The Night Angel Trilogy
The Night Angel trilogy tells the tale of Azoth, a young orphan who barely gets by from day to day as a member of the Black Dragon thieves guild. Azoth and his friends must find a way to steal enough coin each day to pay their dues to the guild enforcer, Rat, and still have some money left over for food. One night Azoth stumbles upon Durzo Blint, the best assassin in the city, as he flees the scene of a just completed job. Street smart and a good judge of character, Azoth asks to apprentice under Durzo but he is instantly rejected by the master assassin. When Azoth's best friend is beaten and raped by Rat, he becomes more determined to apprentice under Durzo so that he can learn to stick up for himself and his friends. Azoth encounters Durzo a second time and threatens to kill him if he won't take Azoth on as an apprentice. Durzo sees something in the boy and agrees to take him on only if he kills Rat by himself before the end of the week.
This shows Azoth right away what his life will be like if he chooses to go down this path. Azoth is not sure that he can accomplish his assignment but when another of his friends is abused by Rat he knows that he must find a way. Azoth sees that he will have to leave behind his life and his friends if he wants to enter Durzo's world of shadows and intrigue and that is a very high price to pay for him.

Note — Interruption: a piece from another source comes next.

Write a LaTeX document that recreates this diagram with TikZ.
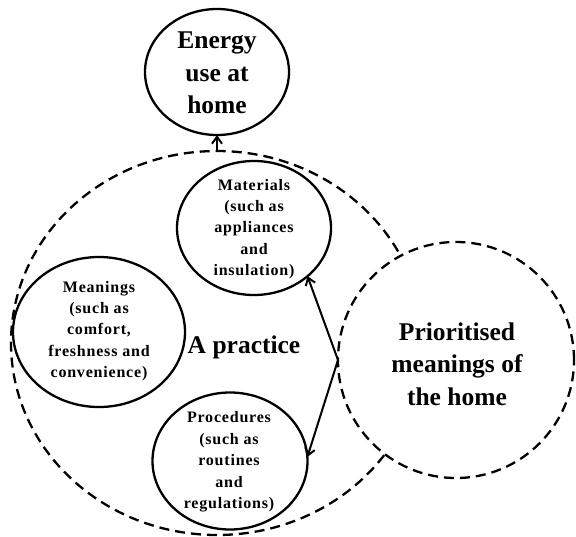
\documentclass[tikz,border=0pt]{standalone}
\usepackage{fontspec}
\setmainfont{Liberation Serif}
\newfontfamily\spacedserif[LetterSpace=5]{Liberation Serif}
\usetikzlibrary{shapes.geometric,arrows.meta}
\begin{document}
\begin{tikzpicture}[x=1pt,y=-1pt,
  circ/.style={ellipse, draw, line width=2.3pt, inner sep=0pt, outer sep=0pt},
  dcirc/.style={circ, dash pattern=on 10pt off 6pt},
  bigtext/.style={font=\bfseries\fontsize{25.5}{32.5}\selectfont, align=center, inner sep=0pt},
  smalltext/.style={font=\spacedserif\bfseries\fontsize{16}{21.4}\selectfont, align=center, inner sep=0pt},
  arr/.style={line width=2pt, -{Straight Barb[length=7pt,width=10pt,line width=2pt]}}]
\useasboundingbox (0,0) rectangle (576,536);
% big dashed practice circle
\node[dcirc, minimum width=412pt, minimum height=384pt] (big) at (217,343) {};
% prioritised meanings
\node[dcirc, fill=white, minimum width=236pt, minimum height=236pt] (prio) at (456,360) {};
% energy use
\node[circ, minimum width=144pt, minimum height=126pt] (energy) at (217,72) {};
% three elements
\node[circ, minimum width=154pt, minimum height=134pt] (mat) at (254,228) {};
\node[circ, minimum width=172pt, minimum height=150pt] (mean) at (99,332) {};
\node[circ, minimum width=155pt, minimum height=137pt] (proc) at (230,461) {};
% texts
\node[bigtext] (tenergy) at (217,73) {Energy\\use at\\home};
\node[bigtext] (tprio) at (457,364) {Prioritised\\meanings of\\the home};
\node[bigtext] (tprac) at (244,347) {A practice};
\node[smalltext] (tmat) at (254,229) {Materials\\(such as\\appliances\\and\\insulation)};
\node[smalltext] (tmean) at (99,331) {Meanings\\(such as\\comfort,\\freshness and\\convenience)};
\node[smalltext] (tproc) at (229,462) {Procedures\\(such as\\routines\\and\\regulations)};
% connectors
\draw[arr] (big.north) -- (energy.south);
\draw[arr] (prio.west) -- (mat.-42);
\draw[arr] (prio.west) -- (proc.3);
\end{tikzpicture}
\end{document}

However, he doesn't want his friends to remain victims so he finds a way to kill Rat and delivers his ear to Durzo, thus beginning an entirely new existence for himself.
Almost everything is more than it seems to be and the story gets bigger and bigger as the trilogy goes on. I particularly like the way Brent Weeks is able to shed more light on events from earlier books as the series progresses. I often found myself thinking back on prior events as I learned something new about the characters or the reasons behind their actions. There are multiple magic systems that exist in this world and as the scope of the tale increases more about how they work becomes evident. Overall it is an entertaining take on a dark profession and has a completely different feel to it than the Farseer Trilogy which is also about a young apprentice assassin and narrated in audio form by Paul Boehmer. Paul does a decent job on both series and I now associate his voice with stories about young assassins. :)
The Way of Shadows, The Shadow's Edge, and Beyond the Shadows make up the main trilogy and there is also a short story prequel, Perfect Shadow, that is entirely optional.